'''

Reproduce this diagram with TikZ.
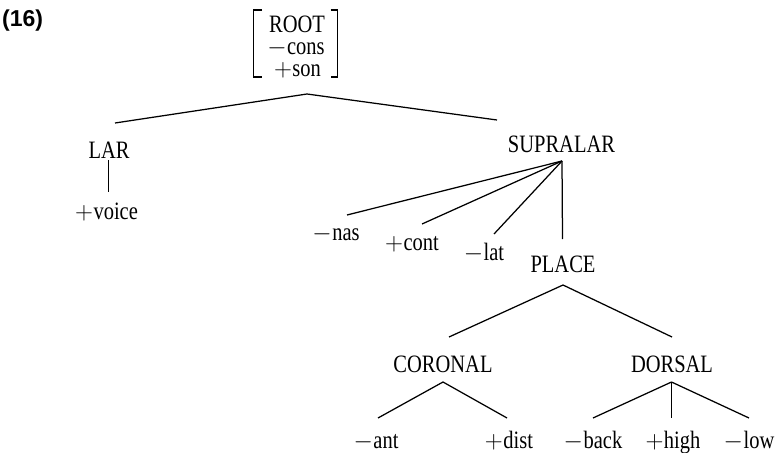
\documentclass[tikz,border=0pt]{standalone}
\usepackage{fontspec}
\setmainfont{Liberation Serif}[FakeStretch=0.82]
\newfontfamily\labelfont{Liberation Sans}
\usetikzlibrary{calc}
\newcommand{\fmin}{\mbox{$-$}\kern0.5pt}
\newcommand{\fplus}{\mbox{$+$}\kern0.5pt}
\begin{document}
\begin{tikzpicture}[x=1pt,y=-1pt,
  lbl/.style={anchor=base,inner sep=0pt,font=\fontsize{25}{27}\selectfont},
  mline/.style={lbl,text height=15pt,text depth=0pt},
  edge/.style={line width=1.25pt},
  brk/.style={line width=1.8pt}]
\useasboundingbox (0,0) rectangle (778,452);
% example number
\node[anchor=base west,inner sep=0pt,font=\labelfont\bfseries\fontsize{23}{25}\selectfont] (num) at (2,27) {(16)};
% root matrix
\node[mline] (root1) at (297,33) {ROOT};
\node[mline] (root2) at (296,55) {\fmin cons};
\node[mline] (root3) at (297.5,76) {\fplus son};
\draw[brk] (262,10) -- (253.5,10) -- (253.5,77) -- (262,77);
\draw[brk] (330.5,10) -- (337.5,10) -- (337.5,77) -- (330.5,77);
% nodes
\node[lbl] (lar) at (109,158) {LAR};
\node[lbl] (voice) at (106.5,219) {\fplus voice};
\node[lbl] (supralar) at (561.5,152) {SUPRALAR};
\node[lbl] (nas) at (336,240) {\fmin nas};
\node[lbl] (cont) at (412,250) {\fplus cont};
\node[lbl] (lat) at (484,260) {\fmin lat};
\node[lbl] (place) at (563,272) {PLACE};
\node[lbl] (coronal) at (443,372) {CORONAL};
\node[lbl] (dorsal) at (672,372) {DORSAL};
\node[lbl] (ant) at (376,448) {\fmin ant};
\node[lbl] (dist) at (509,448) {\fplus dist};
\node[lbl] (back) at (593,448) {\fmin back};
\node[lbl] (high) at (673,448) {\fplus high};
\node[lbl] (low) at (749,448) {\fmin low};
% connectors
\draw[edge] ($(lar.base)+(6,-35)$) -- ($(root3.base)+(9.5,18)$) -- ($(supralar.base)+(-64.5,-32)$);
\draw[edge] ($(lar.base)+(-0.5,2)$) -- ($(voice.base)+(2,-27)$);
\coordinate (supA) at ($(supralar.base)+(0.5,9)$);
\draw[edge] (supA) -- ($(nas.base)+(11,-25)$);
\draw[edge] (supA) -- ($(cont.base)+(10,-26)$);
\draw[edge] (supA) -- ($(lat.base)+(10,-26)$);
\draw[edge] (supA) -- ($(place.base)+(-0.5,-33)$);
\draw[edge] ($(coronal.base)+(6,-35)$) -- ($(place.base)+(0,13)$) -- ($(dorsal.base)+(0,-35)$);
\draw[edge] ($(ant.base)+(2,-30)$) -- ($(coronal.base)+(0,10)$) -- ($(dist.base)+(-2,-30)$);
\coordinate (dorA) at ($(dorsal.base)+(-0.5,10)$);
\draw[edge] (dorA) -- ($(back.base)+(0,-30)$);
\draw[edge] (dorA) -- ($(high.base)+(-1.5,-30)$);
\draw[edge] (dorA) -- ($(low.base)+(0,-30)$);
\end{tikzpicture}
\end{document}
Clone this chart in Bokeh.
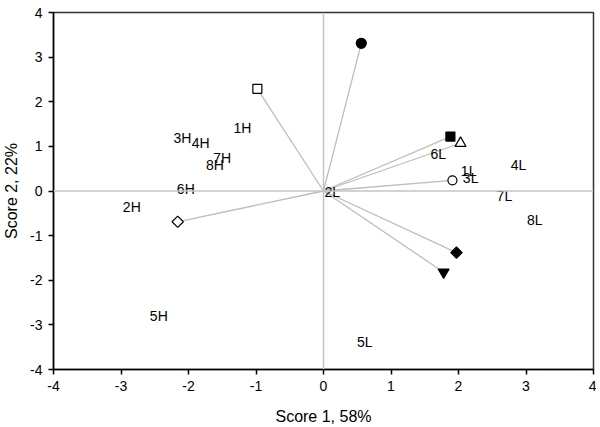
import math
from bokeh.plotting import figure
from bokeh.models import ColumnDataSource, Span, FixedTicker
from bokeh.core.properties import value
from bokeh.embed import file_html
from bokeh.resources import INLINE

# Observation scores (labels)
obs_labels = ["1H", "2H", "3H", "4H", "5H", "6H", "7H", "8H",
              "1L", "2L", "3L", "4L", "5L", "6L", "7L", "8L"]
obs_x = [-1.20, -2.84, -2.09, -1.82, -2.44, -2.04, -1.50, -1.61,
         2.15, 0.13, 2.18, 2.89, 0.61, 1.70, 2.68, 3.13]
obs_y = [1.42, -0.36, 1.18, 1.07, -2.80, 0.04, 0.73, 0.58,
         0.44, -0.02, 0.29, 0.58, -3.38, 0.84, -0.11, -0.64]

# Loading vectors (markers)
load_x = [0.56, -0.98, 1.88, 2.03, 1.91, 1.97, 1.78, -2.16]
load_y = [3.31, 2.29, 1.22, 1.07, 0.24, -1.38, -1.82, -0.69]

# marker styles (one per loading)
load_marker = ["circle", "square", "square", "triangle", "circle", "square", "inverted_triangle", "square"]
load_fill = ["black", "white", "black", "white", "white", "black", "black", "white"]
load_size = [10, 9, 9, 11, 9, 8, 11, 8]
load_angle = [0, 0, 0, 0, 0, math.pi / 4, 0, math.pi / 4]

ticks = [-4, -3, -2, -1, 0, 1, 2, 3, 4]
tick_labels = ["-4", "-3", "-2", "-1", "0", "1", "2", "3", "4"]
x_title = "Score 1, 58%"
y_title = "Score 2, 22%"

FONT = "Liberation Sans"

p = figure(width=596, height=427, x_range=(-4, 4), y_range=(-4, 4),
           output_backend="svg", toolbar_location=None,
           min_border_left=53, min_border_right=3, min_border_top=12, min_border_bottom=55)
p.background_fill_color = "white"
p.border_fill_color = "white"
p.outline_line_color = "#333333"
p.outline_line_width = 1.5
p.xgrid.visible = False
p.ygrid.visible = False

for ax in (p.xaxis[0], p.yaxis[0]):
    ax.ticker = FixedTicker(ticks=ticks)
    ax.major_label_overrides = {t: s for t, s in zip(ticks, tick_labels)}
    ax.minor_tick_line_color = None
    ax.major_tick_in = 0
    ax.major_tick_out = 5
    ax.major_tick_line_color = "black"
    ax.major_tick_line_width = 1.5
    ax.axis_line_color = "black"
    ax.axis_line_width = 1.5
    ax.major_label_text_font = FONT
    ax.major_label_text_font_size = "14px"
    ax.major_label_text_color = "black"
    ax.axis_label_text_font = FONT
    ax.axis_label_text_font_size = "16px"
    ax.axis_label_text_font_style = "normal"
    ax.axis_label_text_color = "black"

p.xaxis.axis_label = x_title
p.yaxis.axis_label = y_title
p.xaxis.major_label_standoff = 6
p.yaxis.major_label_standoff = 6
p.xaxis.axis_label_standoff = 14
p.yaxis.axis_label_standoff = 7

# zero lines
p.add_layout(Span(location=0, dimension="width", line_color="#c4c4c4", line_width=1.5))
p.add_layout(Span(location=0, dimension="height", line_color="#c4c4c4", line_width=1.5))

# vectors from origin
xs = [[0, x] for x in load_x]
ys = [[0, y] for y in load_y]
p.multi_line(xs, ys, line_color="#bdbdbd", line_width=1.3)

src = ColumnDataSource(dict(x=load_x, y=load_y, marker=load_marker, fill=load_fill,
                            size=load_size, angle=load_angle))
p.scatter("x", "y", source=src, marker="marker", fill_color="fill", size="size", angle="angle",
          line_color="black", line_width=1.2)

tsrc = ColumnDataSource(dict(x=obs_x, y=obs_y, t=obs_labels))
p.text("x", "y", text="t", source=tsrc, text_font=value(FONT), text_font_size="14px",
       text_align="center", text_baseline="middle", text_color="black")

open("out.html", "w").write(file_html(p, INLINE))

'''

→ STATED PROBLEM:
Transcribe all the records above word for word, without their images.

→ RESPONSE TO THE EXERCISE:
Reproduce this diagram with TikZ.
\documentclass[tikz,border=0pt]{standalone}
\usepackage{fontspec}
\setmainfont{Liberation Serif}[FakeStretch=0.82]
\newfontfamily\labelfont{Liberation Sans}
\usetikzlibrary{calc}
\newcommand{\fmin}{\mbox{$-$}\kern0.5pt}
\newcommand{\fplus}{\mbox{$+$}\kern0.5pt}
\begin{document}
\begin{tikzpicture}[x=1pt,y=-1pt,
  lbl/.style={anchor=base,inner sep=0pt,font=\fontsize{25}{27}\selectfont},
  mline/.style={lbl,text height=15pt,text depth=0pt},
  edge/.style={line width=1.25pt},
  brk/.style={line width=1.8pt}]
\useasboundingbox (0,0) rectangle (778,452);
% example number
\node[anchor=base west,inner sep=0pt,font=\labelfont\bfseries\fontsize{23}{25}\selectfont] (num) at (2,27) {(16)};
% root matrix
\node[mline] (root1) at (297,33) {ROOT};
\node[mline] (root2) at (296,55) {\fmin cons};
\node[mline] (root3) at (297.5,76) {\fplus son};
\draw[brk] (262,10) -- (253.5,10) -- (253.5,77) -- (262,77);
\draw[brk] (330.5,10) -- (337.5,10) -- (337.5,77) -- (330.5,77);
% nodes
\node[lbl] (lar) at (109,158) {LAR};
\node[lbl] (voice) at (106.5,219) {\fplus voice};
\node[lbl] (supralar) at (561.5,152) {SUPRALAR};
\node[lbl] (nas) at (336,240) {\fmin nas};
\node[lbl] (cont) at (412,250) {\fplus cont};
\node[lbl] (lat) at (484,260) {\fmin lat};
\node[lbl] (place) at (563,272) {PLACE};
\node[lbl] (coronal) at (443,372) {CORONAL};
\node[lbl] (dorsal) at (672,372) {DORSAL};
\node[lbl] (ant) at (376,448) {\fmin ant};
\node[lbl] (dist) at (509,448) {\fplus dist};
\node[lbl] (back) at (593,448) {\fmin back};
\node[lbl] (high) at (673,448) {\fplus high};
\node[lbl] (low) at (749,448) {\fmin low};
% connectors
\draw[edge] ($(lar.base)+(6,-35)$) -- ($(root3.base)+(9.5,18)$) -- ($(supralar.base)+(-64.5,-32)$);
\draw[edge] ($(lar.base)+(-0.5,2)$) -- ($(voice.base)+(2,-27)$);
\coordinate (supA) at ($(supralar.base)+(0.5,9)$);
\draw[edge] (supA) -- ($(nas.base)+(11,-25)$);
\draw[edge] (supA) -- ($(cont.base)+(10,-26)$);
\draw[edge] (supA) -- ($(lat.base)+(10,-26)$);
\draw[edge] (supA) -- ($(place.base)+(-0.5,-33)$);
\draw[edge] ($(coronal.base)+(6,-35)$) -- ($(place.base)+(0,13)$) -- ($(dorsal.base)+(0,-35)$);
\draw[edge] ($(ant.base)+(2,-30)$) -- ($(coronal.base)+(0,10)$) -- ($(dist.base)+(-2,-30)$);
\coordinate (dorA) at ($(dorsal.base)+(-0.5,10)$);
\draw[edge] (dorA) -- ($(back.base)+(0,-30)$);
\draw[edge] (dorA) -- ($(high.base)+(-1.5,-30)$);
\draw[edge] (dorA) -- ($(low.base)+(0,-30)$);
\end{tikzpicture}
\end{document}
Clone this chart in Bokeh.
import math
from bokeh.plotting import figure
from bokeh.models import ColumnDataSource, Span, FixedTicker
from bokeh.core.properties import value
from bokeh.embed import file_html
from bokeh.resources import INLINE

# Observation scores (labels)
obs_labels = ["1H", "2H", "3H", "4H", "5H", "6H", "7H", "8H",
              "1L", "2L", "3L", "4L", "5L", "6L", "7L", "8L"]
obs_x = [-1.20, -2.84, -2.09, -1.82, -2.44, -2.04, -1.50, -1.61,
         2.15, 0.13, 2.18, 2.89, 0.61, 1.70, 2.68, 3.13]
obs_y = [1.42, -0.36, 1.18, 1.07, -2.80, 0.04, 0.73, 0.58,
         0.44, -0.02, 0.29, 0.58, -3.38, 0.84, -0.11, -0.64]

# Loading vectors (markers)
load_x = [0.56, -0.98, 1.88, 2.03, 1.91, 1.97, 1.78, -2.16]
load_y = [3.31, 2.29, 1.22, 1.07, 0.24, -1.38, -1.82, -0.69]

# marker styles (one per loading)
load_marker = ["circle", "square", "square", "triangle", "circle", "square", "inverted_triangle", "square"]
load_fill = ["black", "white", "black", "white", "white", "black", "black", "white"]
load_size = [10, 9, 9, 11, 9, 8, 11, 8]
load_angle = [0, 0, 0, 0, 0, math.pi / 4, 0, math.pi / 4]

ticks = [-4, -3, -2, -1, 0, 1, 2, 3, 4]
tick_labels = ["-4", "-3", "-2", "-1", "0", "1", "2", "3", "4"]
x_title = "Score 1, 58%"
y_title = "Score 2, 22%"

FONT = "Liberation Sans"

p = figure(width=596, height=427, x_range=(-4, 4), y_range=(-4, 4),
           output_backend="svg", toolbar_location=None,
           min_border_left=53, min_border_right=3, min_border_top=12, min_border_bottom=55)
p.background_fill_color = "white"
p.border_fill_color = "white"
p.outline_line_color = "#333333"
p.outline_line_width = 1.5
p.xgrid.visible = False
p.ygrid.visible = False

for ax in (p.xaxis[0], p.yaxis[0]):
    ax.ticker = FixedTicker(ticks=ticks)
    ax.major_label_overrides = {t: s for t, s in zip(ticks, tick_labels)}
    ax.minor_tick_line_color = None
    ax.major_tick_in = 0
    ax.major_tick_out = 5
    ax.major_tick_line_color = "black"
    ax.major_tick_line_width = 1.5
    ax.axis_line_color = "black"
    ax.axis_line_width = 1.5
    ax.major_label_text_font = FONT
    ax.major_label_text_font_size = "14px"
    ax.major_label_text_color = "black"
    ax.axis_label_text_font = FONT
    ax.axis_label_text_font_size = "16px"
    ax.axis_label_text_font_style = "normal"
    ax.axis_label_text_color = "black"

p.xaxis.axis_label = x_title
p.yaxis.axis_label = y_title
p.xaxis.major_label_standoff = 6
p.yaxis.major_label_standoff = 6
p.xaxis.axis_label_standoff = 14
p.yaxis.axis_label_standoff = 7

# zero lines
p.add_layout(Span(location=0, dimension="width", line_color="#c4c4c4", line_width=1.5))
p.add_layout(Span(location=0, dimension="height", line_color="#c4c4c4", line_width=1.5))

# vectors from origin
xs = [[0, x] for x in load_x]
ys = [[0, y] for y in load_y]
p.multi_line(xs, ys, line_color="#bdbdbd", line_width=1.3)

src = ColumnDataSource(dict(x=load_x, y=load_y, marker=load_marker, fill=load_fill,
                            size=load_size, angle=load_angle))
p.scatter("x", "y", source=src, marker="marker", fill_color="fill", size="size", angle="angle",
          line_color="black", line_width=1.2)

tsrc = ColumnDataSource(dict(x=obs_x, y=obs_y, t=obs_labels))
p.text("x", "y", text="t", source=tsrc, text_font=value(FONT), text_font_size="14px",
       text_align="center", text_baseline="middle", text_color="black")

open("out.html", "w").write(file_html(p, INLINE))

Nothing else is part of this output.